### Source data
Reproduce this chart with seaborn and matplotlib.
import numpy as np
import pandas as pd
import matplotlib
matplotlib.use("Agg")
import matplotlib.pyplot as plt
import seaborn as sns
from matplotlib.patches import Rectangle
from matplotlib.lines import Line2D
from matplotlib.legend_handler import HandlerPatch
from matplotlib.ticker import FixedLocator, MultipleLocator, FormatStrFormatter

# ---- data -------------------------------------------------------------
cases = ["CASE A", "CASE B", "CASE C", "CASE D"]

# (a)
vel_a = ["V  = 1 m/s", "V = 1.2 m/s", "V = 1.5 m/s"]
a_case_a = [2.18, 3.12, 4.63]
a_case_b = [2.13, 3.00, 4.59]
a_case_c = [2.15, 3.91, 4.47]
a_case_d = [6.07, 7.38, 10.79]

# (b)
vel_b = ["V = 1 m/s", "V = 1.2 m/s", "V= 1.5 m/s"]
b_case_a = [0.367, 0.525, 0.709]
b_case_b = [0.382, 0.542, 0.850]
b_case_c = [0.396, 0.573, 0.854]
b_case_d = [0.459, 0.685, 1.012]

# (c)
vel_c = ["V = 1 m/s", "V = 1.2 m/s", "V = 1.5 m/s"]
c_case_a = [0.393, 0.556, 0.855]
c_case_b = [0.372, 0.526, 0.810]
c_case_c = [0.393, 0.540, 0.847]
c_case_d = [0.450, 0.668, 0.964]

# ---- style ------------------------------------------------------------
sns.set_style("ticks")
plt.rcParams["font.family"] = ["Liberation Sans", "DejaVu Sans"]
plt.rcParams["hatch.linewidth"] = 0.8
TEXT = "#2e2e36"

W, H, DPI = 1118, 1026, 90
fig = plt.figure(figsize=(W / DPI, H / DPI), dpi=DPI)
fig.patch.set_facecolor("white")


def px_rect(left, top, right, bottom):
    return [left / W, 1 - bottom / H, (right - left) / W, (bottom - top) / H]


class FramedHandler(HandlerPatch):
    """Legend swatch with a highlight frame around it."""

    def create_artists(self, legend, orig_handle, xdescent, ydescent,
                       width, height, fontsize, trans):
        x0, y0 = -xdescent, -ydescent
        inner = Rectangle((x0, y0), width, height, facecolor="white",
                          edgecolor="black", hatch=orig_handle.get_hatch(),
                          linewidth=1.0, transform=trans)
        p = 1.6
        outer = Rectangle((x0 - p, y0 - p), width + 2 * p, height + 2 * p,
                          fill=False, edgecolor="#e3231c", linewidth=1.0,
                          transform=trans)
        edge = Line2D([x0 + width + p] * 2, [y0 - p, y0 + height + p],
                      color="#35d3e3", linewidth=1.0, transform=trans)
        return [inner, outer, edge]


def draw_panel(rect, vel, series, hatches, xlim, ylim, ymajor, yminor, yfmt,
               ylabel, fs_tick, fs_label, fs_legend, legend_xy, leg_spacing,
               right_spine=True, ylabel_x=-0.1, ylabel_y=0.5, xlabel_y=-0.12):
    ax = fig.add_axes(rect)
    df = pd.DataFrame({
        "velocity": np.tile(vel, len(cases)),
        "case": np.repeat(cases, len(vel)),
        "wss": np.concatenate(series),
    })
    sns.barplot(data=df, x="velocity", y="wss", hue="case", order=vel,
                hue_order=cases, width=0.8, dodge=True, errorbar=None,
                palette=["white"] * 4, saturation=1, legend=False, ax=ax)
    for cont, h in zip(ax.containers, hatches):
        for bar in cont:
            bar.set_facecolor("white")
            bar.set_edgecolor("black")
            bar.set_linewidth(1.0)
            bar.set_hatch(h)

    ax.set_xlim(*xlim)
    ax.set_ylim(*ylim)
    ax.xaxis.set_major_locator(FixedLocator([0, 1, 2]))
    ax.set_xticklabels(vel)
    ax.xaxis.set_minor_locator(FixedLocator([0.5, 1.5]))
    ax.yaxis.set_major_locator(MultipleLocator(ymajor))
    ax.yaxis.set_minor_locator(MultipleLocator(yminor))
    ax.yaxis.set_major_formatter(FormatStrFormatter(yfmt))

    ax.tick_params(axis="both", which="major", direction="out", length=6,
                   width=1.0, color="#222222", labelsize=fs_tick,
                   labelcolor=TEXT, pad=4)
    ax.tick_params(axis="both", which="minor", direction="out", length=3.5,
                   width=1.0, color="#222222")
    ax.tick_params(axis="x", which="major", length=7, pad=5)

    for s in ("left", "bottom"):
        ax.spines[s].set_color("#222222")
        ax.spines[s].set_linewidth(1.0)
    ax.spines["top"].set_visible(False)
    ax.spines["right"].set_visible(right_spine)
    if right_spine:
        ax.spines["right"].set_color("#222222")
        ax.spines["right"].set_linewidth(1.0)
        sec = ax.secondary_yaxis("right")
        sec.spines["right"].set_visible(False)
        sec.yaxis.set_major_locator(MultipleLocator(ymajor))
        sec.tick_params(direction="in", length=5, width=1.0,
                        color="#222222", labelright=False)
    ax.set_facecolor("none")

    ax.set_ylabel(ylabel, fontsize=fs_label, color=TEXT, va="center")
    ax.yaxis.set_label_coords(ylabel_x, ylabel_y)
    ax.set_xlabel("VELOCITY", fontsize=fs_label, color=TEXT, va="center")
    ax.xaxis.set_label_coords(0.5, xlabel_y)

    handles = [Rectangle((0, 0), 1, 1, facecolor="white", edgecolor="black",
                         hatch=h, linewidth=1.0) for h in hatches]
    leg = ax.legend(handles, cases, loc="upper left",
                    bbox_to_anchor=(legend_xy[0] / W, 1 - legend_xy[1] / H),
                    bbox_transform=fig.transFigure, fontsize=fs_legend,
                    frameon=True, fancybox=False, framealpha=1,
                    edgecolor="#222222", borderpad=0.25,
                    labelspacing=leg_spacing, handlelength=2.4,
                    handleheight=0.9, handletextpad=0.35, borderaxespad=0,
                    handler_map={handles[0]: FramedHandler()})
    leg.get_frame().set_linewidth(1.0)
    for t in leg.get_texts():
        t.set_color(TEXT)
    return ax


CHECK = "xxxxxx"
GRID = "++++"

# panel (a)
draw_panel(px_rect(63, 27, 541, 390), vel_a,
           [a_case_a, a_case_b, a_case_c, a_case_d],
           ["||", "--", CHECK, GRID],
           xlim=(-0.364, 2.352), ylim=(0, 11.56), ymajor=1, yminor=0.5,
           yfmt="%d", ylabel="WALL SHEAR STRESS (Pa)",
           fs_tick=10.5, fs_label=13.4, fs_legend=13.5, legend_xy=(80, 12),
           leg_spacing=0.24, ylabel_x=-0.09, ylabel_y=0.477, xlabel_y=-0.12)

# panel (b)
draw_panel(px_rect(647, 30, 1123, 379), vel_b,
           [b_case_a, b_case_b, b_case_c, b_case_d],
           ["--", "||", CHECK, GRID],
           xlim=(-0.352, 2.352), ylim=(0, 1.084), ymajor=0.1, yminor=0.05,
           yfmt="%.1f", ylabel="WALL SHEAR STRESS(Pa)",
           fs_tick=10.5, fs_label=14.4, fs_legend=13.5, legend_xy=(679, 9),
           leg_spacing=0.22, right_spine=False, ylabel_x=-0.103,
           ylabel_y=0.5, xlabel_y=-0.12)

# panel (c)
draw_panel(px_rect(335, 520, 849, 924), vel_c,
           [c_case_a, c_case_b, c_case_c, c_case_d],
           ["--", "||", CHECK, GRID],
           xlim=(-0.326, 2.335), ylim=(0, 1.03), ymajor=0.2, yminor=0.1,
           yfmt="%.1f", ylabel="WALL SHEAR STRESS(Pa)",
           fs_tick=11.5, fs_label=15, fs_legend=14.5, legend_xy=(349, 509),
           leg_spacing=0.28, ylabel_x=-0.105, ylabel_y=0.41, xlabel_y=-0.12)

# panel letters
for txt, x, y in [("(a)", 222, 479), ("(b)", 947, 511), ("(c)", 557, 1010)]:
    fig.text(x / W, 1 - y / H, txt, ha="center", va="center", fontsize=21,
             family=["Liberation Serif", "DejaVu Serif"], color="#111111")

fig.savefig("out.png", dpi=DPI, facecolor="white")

...

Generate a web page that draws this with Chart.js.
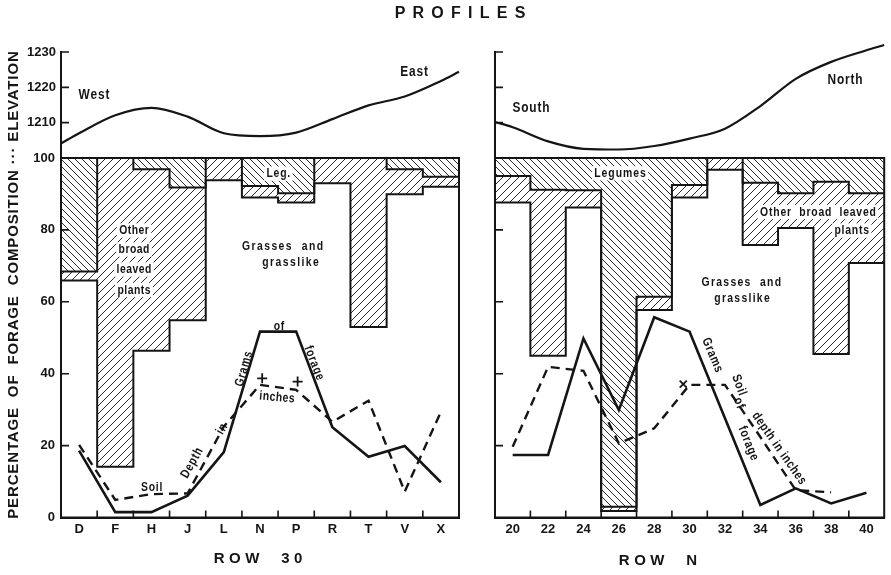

--

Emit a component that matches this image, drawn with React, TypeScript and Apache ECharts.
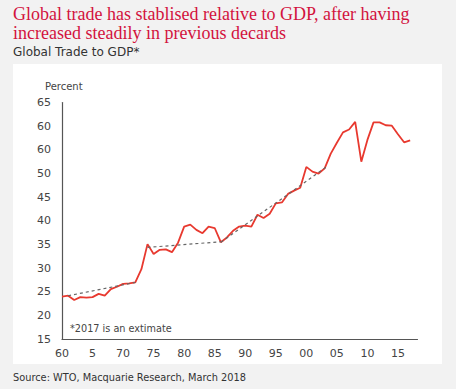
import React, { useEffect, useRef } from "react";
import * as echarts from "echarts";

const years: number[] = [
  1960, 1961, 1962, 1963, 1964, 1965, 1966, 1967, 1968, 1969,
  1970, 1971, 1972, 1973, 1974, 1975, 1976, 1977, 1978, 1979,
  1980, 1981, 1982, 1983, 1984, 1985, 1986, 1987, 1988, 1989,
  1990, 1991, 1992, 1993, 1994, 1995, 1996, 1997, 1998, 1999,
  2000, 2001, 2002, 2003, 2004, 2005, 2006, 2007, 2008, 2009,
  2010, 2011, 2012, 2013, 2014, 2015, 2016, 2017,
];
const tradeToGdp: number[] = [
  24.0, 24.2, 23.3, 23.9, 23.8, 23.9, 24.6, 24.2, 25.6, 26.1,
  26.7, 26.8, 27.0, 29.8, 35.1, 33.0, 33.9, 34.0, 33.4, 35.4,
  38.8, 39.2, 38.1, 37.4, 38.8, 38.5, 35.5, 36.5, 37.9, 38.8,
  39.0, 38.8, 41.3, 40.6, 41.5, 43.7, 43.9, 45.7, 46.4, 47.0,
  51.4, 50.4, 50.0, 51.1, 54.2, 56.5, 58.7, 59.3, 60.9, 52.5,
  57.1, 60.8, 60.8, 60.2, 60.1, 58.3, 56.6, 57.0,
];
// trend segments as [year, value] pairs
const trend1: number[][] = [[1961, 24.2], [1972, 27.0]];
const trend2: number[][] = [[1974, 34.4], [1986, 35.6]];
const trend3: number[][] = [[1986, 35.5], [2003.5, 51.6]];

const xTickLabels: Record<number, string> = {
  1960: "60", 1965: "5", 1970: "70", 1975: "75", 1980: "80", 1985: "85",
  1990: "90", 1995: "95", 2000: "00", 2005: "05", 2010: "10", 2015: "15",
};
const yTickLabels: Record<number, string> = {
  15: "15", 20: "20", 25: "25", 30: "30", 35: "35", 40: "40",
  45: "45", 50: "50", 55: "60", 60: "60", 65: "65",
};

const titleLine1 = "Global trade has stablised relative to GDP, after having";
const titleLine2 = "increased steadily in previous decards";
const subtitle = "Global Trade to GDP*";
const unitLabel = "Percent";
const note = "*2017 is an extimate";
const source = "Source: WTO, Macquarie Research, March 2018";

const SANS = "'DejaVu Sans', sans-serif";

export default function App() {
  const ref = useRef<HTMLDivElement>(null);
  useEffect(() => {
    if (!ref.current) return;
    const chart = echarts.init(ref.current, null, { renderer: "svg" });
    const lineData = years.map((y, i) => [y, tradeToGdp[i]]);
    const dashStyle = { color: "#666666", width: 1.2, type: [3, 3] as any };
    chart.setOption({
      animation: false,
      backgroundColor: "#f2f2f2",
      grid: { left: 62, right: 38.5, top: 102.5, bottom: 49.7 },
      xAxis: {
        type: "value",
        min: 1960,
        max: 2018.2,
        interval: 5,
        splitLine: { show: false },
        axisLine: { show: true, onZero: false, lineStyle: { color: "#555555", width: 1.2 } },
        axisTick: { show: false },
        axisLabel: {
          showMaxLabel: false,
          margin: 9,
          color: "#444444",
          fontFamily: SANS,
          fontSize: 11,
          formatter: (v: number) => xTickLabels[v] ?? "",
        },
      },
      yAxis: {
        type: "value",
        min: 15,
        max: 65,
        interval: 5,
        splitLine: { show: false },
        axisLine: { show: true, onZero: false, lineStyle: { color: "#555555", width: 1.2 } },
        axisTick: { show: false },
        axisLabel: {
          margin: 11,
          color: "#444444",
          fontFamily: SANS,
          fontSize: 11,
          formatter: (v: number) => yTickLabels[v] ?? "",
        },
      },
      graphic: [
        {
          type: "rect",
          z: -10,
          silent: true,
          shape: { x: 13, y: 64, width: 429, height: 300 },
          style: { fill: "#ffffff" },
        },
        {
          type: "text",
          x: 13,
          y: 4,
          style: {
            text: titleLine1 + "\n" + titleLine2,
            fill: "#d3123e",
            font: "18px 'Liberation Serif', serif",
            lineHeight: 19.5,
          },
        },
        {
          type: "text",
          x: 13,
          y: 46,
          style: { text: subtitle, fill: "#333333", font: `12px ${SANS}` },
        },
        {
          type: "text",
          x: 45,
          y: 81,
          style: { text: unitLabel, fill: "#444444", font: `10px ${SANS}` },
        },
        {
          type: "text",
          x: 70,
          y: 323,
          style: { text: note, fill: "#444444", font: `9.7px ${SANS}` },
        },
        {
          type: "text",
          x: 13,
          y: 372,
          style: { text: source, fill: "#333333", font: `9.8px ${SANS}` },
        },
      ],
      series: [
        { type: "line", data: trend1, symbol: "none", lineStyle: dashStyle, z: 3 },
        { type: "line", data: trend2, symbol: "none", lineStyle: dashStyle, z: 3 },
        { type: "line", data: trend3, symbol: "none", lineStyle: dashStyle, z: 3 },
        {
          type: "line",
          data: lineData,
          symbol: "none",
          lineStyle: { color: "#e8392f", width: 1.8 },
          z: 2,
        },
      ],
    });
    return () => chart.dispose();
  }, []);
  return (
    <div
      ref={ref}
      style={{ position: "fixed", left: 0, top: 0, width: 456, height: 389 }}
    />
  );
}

### Set problem
Return only the number of lines in the entries that contain the string "this".

### Result
3